§ AIM OF THE EXERCISE: Will you transcribe all the entries word for word, skipping the pictures they hold?

======== TASK INPUT

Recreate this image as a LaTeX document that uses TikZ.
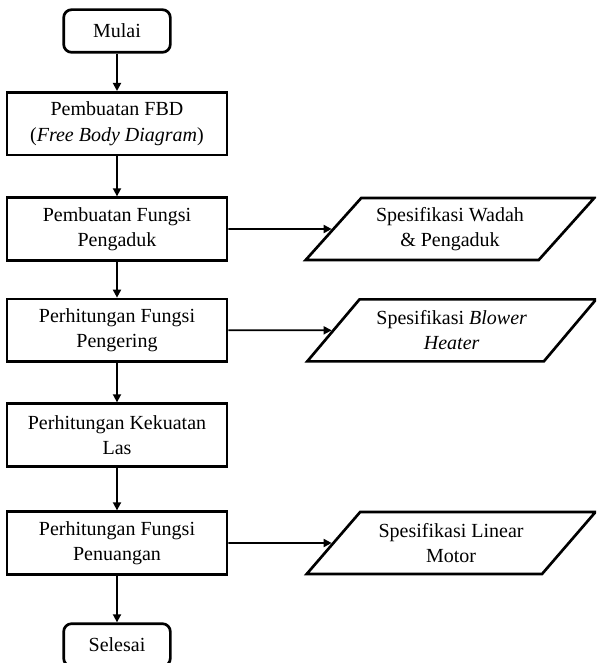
\documentclass[tikz,border=0pt]{standalone}
\usepackage{fontspec}
\setmainfont{Liberation Serif}
\usepackage{tikz}
\usetikzlibrary{shapes.geometric, arrows.meta, positioning}
\tikzstyle{arrow} = [line width=1.3pt,-{Triangle[length=6pt,width=6pt]}]

\begin{document}
\begin{tikzpicture}[
    x=0.75pt, y=-0.75pt,
    process/.style={draw, rectangle, line width=2pt, minimum width=165pt, minimum height=47pt, align=center, font=\fontsize{15}{19}\selectfont},
    terminal/.style={process, rounded corners=6pt, minimum width=80pt, minimum height=32pt},
    data/.style={draw, trapezium, trapezium left angle=47, trapezium right angle=133, trapezium stretches=true, line width=2pt, minimum width=217pt, minimum height=46.5pt, align=center, font=\fontsize{15}{19}\selectfont}
]
\useasboundingbox (0,0) rectangle (596,663);
\clip (0,0) rectangle (596,663);

% main flow
\node[terminal] (mulai) at (117,31) {Mulai};
\node[process, below=28pt of mulai] (fbd) {Pembuatan FBD\\(\textit{Free Body Diagram})};
\node[process, below=30pt of fbd] (pengaduk) {Pembuatan Fungsi\\Pengaduk};
\node[process, below=27pt of pengaduk] (pengering) {Perhitungan Fungsi\\Pengering};
\node[process, below=29.5pt of pengering] (las) {Perhitungan Kekuatan\\Las};
\node[process, below=32pt of las] (penuangan) {Perhitungan Fungsi\\Penuangan};
\node[terminal, below=35pt of penuangan] (selesai) {Selesai};

% outputs
\node[data, right=77.5pt of pengaduk] (specwadah) {Spesifikasi Wadah\\\& Pengaduk};
\node[data, right=77.5pt of pengering] (specblower) {Spesifikasi \textit{Blower}\\\textit{Heater}};
\node[data, right=77.5pt of penuangan] (specmotor) {Spesifikasi Linear\\Motor};

\foreach \a/\b in {mulai/fbd, fbd/pengaduk, pengaduk/pengering, pengering/las, las/penuangan, penuangan/selesai,
                   pengaduk/specwadah, pengering/specblower, penuangan/specmotor}
    \draw[arrow] (\a) -- (\b);
\end{tikzpicture}
\end{document}
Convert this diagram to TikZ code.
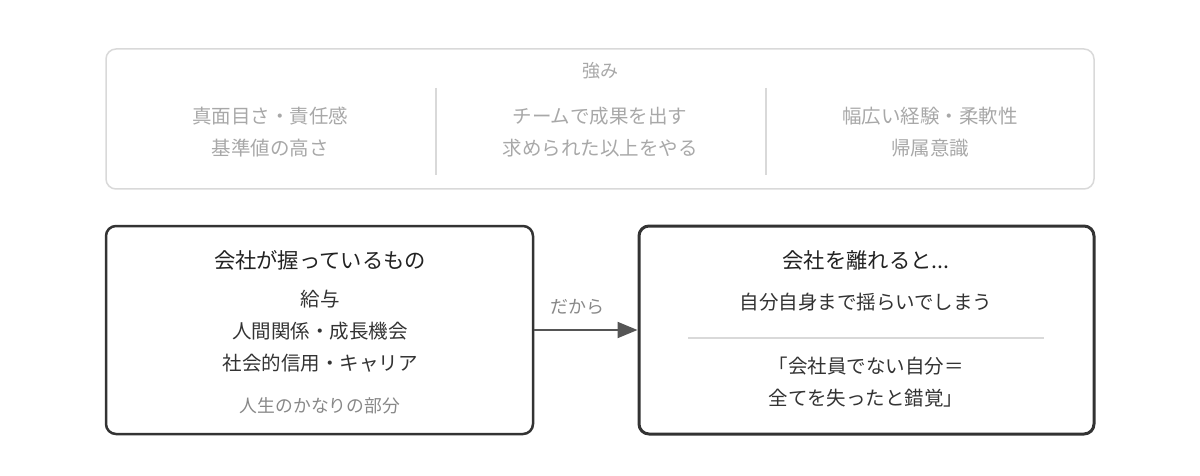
\documentclass[tikz,border=0pt]{standalone}
\usepackage{fontspec}
\setmainfont{Noto Sans CJK JP}
\usetikzlibrary{arrows.meta}
\definecolor{lightframe}{HTML}{D9D9D9}
\definecolor{lighttext}{HTML}{A8A8A8}
\definecolor{darkframe}{HTML}{333333}
\definecolor{maintext}{HTML}{222222}
\definecolor{subtext}{HTML}{333333}
\definecolor{notetext}{HTML}{888888}
\definecolor{arrowcol}{HTML}{555555}
\tikzset{
  strengthtxt/.style={text=lighttext, font=\fontsize{19.5}{32}\selectfont, align=center, inner sep=0pt},
  titletxt/.style={text=maintext, font=\fontsize{21.3}{24}\selectfont, inner sep=0pt},
  bodytxt/.style={text=subtext, font=\fontsize{19.5}{32}\selectfont, align=center, inner sep=0pt},
  frameboxstyle/.style={draw=darkframe, rounded corners=10pt, inner sep=0pt},
}
\begin{document}
\begin{tikzpicture}[x=1pt,y=-1pt]
\useasboundingbox (0,0) rectangle (1200,476);
% top box
\draw[lightframe, line width=1.5pt, rounded corners=10pt] (106,49) rectangle (1094,189);
\node[text=lighttext, font=\fontsize{18}{20}\selectfont, inner sep=0pt] (strong) at (600,71) {強み};
\draw[lightframe, line width=1.3pt] (436,88) -- (436,175);
\draw[lightframe, line width=1.3pt] (766,88) -- (766,175);
\node[strengthtxt] (s1) at (270,132) {真面目さ・責任感\\基準値の高さ};
\node[strengthtxt] (s2) at (600,132) {チームで成果を出す\\求められた以上をやる};
\node[strengthtxt] (s3) at (930,132) {幅広い経験・柔軟性\\帰属意識};
% left box
\node[frameboxstyle, line width=2.5pt, minimum width=427pt, minimum height=208pt] (left) at (319.5,330) {};
\node[titletxt] (lt) at (320,260) {会社が握っているもの};
\node[bodytxt] (lb) at (320,331) {給与\\人間関係・成長機会\\社会的信用・キャリア};
\node[text=notetext, font=\fontsize{17.8}{20}\selectfont, inner sep=0pt] (ln) at (320,406) {人生のかなりの部分};
% right box
\node[frameboxstyle, line width=3pt, minimum width=455pt, minimum height=208pt] (right) at (866.5,330) {};
\node[titletxt] (rt) at (866,260) {会社を離れると...};
\node[bodytxt] (rb) at (866,302) {自分自身まで揺らいでしまう};
\coordinate (dl) at (688,338);
\coordinate (dr) at (1044,338);
\draw[lightframe, line width=1.3pt] (dl) -- (dr);
\node[bodytxt] (rq) at (866,382) {「会社員でない自分＝\\全てを失ったと錯覚」};
% arrow
\draw[arrowcol, line width=2pt, -{Triangle[length=20pt,width=16pt]}] (left.east) -- (right.west);
\node[text=notetext, font=\fontsize{18}{20}\selectfont, inner sep=0pt] (why) at (577,307) {だから};
\end{tikzpicture}
\end{document}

================

§ EXERCISE OUTPUT:
Recreate this image as a LaTeX document that uses TikZ.
\documentclass[tikz,border=0pt]{standalone}
\usepackage{fontspec}
\setmainfont{Liberation Serif}
\usepackage{tikz}
\usetikzlibrary{shapes.geometric, arrows.meta, positioning}
\tikzstyle{arrow} = [line width=1.3pt,-{Triangle[length=6pt,width=6pt]}]

\begin{document}
\begin{tikzpicture}[
    x=0.75pt, y=-0.75pt,
    process/.style={draw, rectangle, line width=2pt, minimum width=165pt, minimum height=47pt, align=center, font=\fontsize{15}{19}\selectfont},
    terminal/.style={process, rounded corners=6pt, minimum width=80pt, minimum height=32pt},
    data/.style={draw, trapezium, trapezium left angle=47, trapezium right angle=133, trapezium stretches=true, line width=2pt, minimum width=217pt, minimum height=46.5pt, align=center, font=\fontsize{15}{19}\selectfont}
]
\useasboundingbox (0,0) rectangle (596,663);
\clip (0,0) rectangle (596,663);

% main flow
\node[terminal] (mulai) at (117,31) {Mulai};
\node[process, below=28pt of mulai] (fbd) {Pembuatan FBD\\(\textit{Free Body Diagram})};
\node[process, below=30pt of fbd] (pengaduk) {Pembuatan Fungsi\\Pengaduk};
\node[process, below=27pt of pengaduk] (pengering) {Perhitungan Fungsi\\Pengering};
\node[process, below=29.5pt of pengering] (las) {Perhitungan Kekuatan\\Las};
\node[process, below=32pt of las] (penuangan) {Perhitungan Fungsi\\Penuangan};
\node[terminal, below=35pt of penuangan] (selesai) {Selesai};

% outputs
\node[data, right=77.5pt of pengaduk] (specwadah) {Spesifikasi Wadah\\\& Pengaduk};
\node[data, right=77.5pt of pengering] (specblower) {Spesifikasi \textit{Blower}\\\textit{Heater}};
\node[data, right=77.5pt of penuangan] (specmotor) {Spesifikasi Linear\\Motor};

\foreach \a/\b in {mulai/fbd, fbd/pengaduk, pengaduk/pengering, pengering/las, las/penuangan, penuangan/selesai,
                   pengaduk/specwadah, pengering/specblower, penuangan/specmotor}
    \draw[arrow] (\a) -- (\b);
\end{tikzpicture}
\end{document}
Convert this diagram to TikZ code.
\documentclass[tikz,border=0pt]{standalone}
\usepackage{fontspec}
\setmainfont{Noto Sans CJK JP}
\usetikzlibrary{arrows.meta}
\definecolor{lightframe}{HTML}{D9D9D9}
\definecolor{lighttext}{HTML}{A8A8A8}
\definecolor{darkframe}{HTML}{333333}
\definecolor{maintext}{HTML}{222222}
\definecolor{subtext}{HTML}{333333}
\definecolor{notetext}{HTML}{888888}
\definecolor{arrowcol}{HTML}{555555}
\tikzset{
  strengthtxt/.style={text=lighttext, font=\fontsize{19.5}{32}\selectfont, align=center, inner sep=0pt},
  titletxt/.style={text=maintext, font=\fontsize{21.3}{24}\selectfont, inner sep=0pt},
  bodytxt/.style={text=subtext, font=\fontsize{19.5}{32}\selectfont, align=center, inner sep=0pt},
  frameboxstyle/.style={draw=darkframe, rounded corners=10pt, inner sep=0pt},
}
\begin{document}
\begin{tikzpicture}[x=1pt,y=-1pt]
\useasboundingbox (0,0) rectangle (1200,476);
% top box
\draw[lightframe, line width=1.5pt, rounded corners=10pt] (106,49) rectangle (1094,189);
\node[text=lighttext, font=\fontsize{18}{20}\selectfont, inner sep=0pt] (strong) at (600,71) {強み};
\draw[lightframe, line width=1.3pt] (436,88) -- (436,175);
\draw[lightframe, line width=1.3pt] (766,88) -- (766,175);
\node[strengthtxt] (s1) at (270,132) {真面目さ・責任感\\基準値の高さ};
\node[strengthtxt] (s2) at (600,132) {チームで成果を出す\\求められた以上をやる};
\node[strengthtxt] (s3) at (930,132) {幅広い経験・柔軟性\\帰属意識};
% left box
\node[frameboxstyle, line width=2.5pt, minimum width=427pt, minimum height=208pt] (left) at (319.5,330) {};
\node[titletxt] (lt) at (320,260) {会社が握っているもの};
\node[bodytxt] (lb) at (320,331) {給与\\人間関係・成長機会\\社会的信用・キャリア};
\node[text=notetext, font=\fontsize{17.8}{20}\selectfont, inner sep=0pt] (ln) at (320,406) {人生のかなりの部分};
% right box
\node[frameboxstyle, line width=3pt, minimum width=455pt, minimum height=208pt] (right) at (866.5,330) {};
\node[titletxt] (rt) at (866,260) {会社を離れると...};
\node[bodytxt] (rb) at (866,302) {自分自身まで揺らいでしまう};
\coordinate (dl) at (688,338);
\coordinate (dr) at (1044,338);
\draw[lightframe, line width=1.3pt] (dl) -- (dr);
\node[bodytxt] (rq) at (866,382) {「会社員でない自分＝\\全てを失ったと錯覚」};
% arrow
\draw[arrowcol, line width=2pt, -{Triangle[length=20pt,width=16pt]}] (left.east) -- (right.west);
\node[text=notetext, font=\fontsize{18}{20}\selectfont, inner sep=0pt] (why) at (577,307) {だから};
\end{tikzpicture}
\end{document}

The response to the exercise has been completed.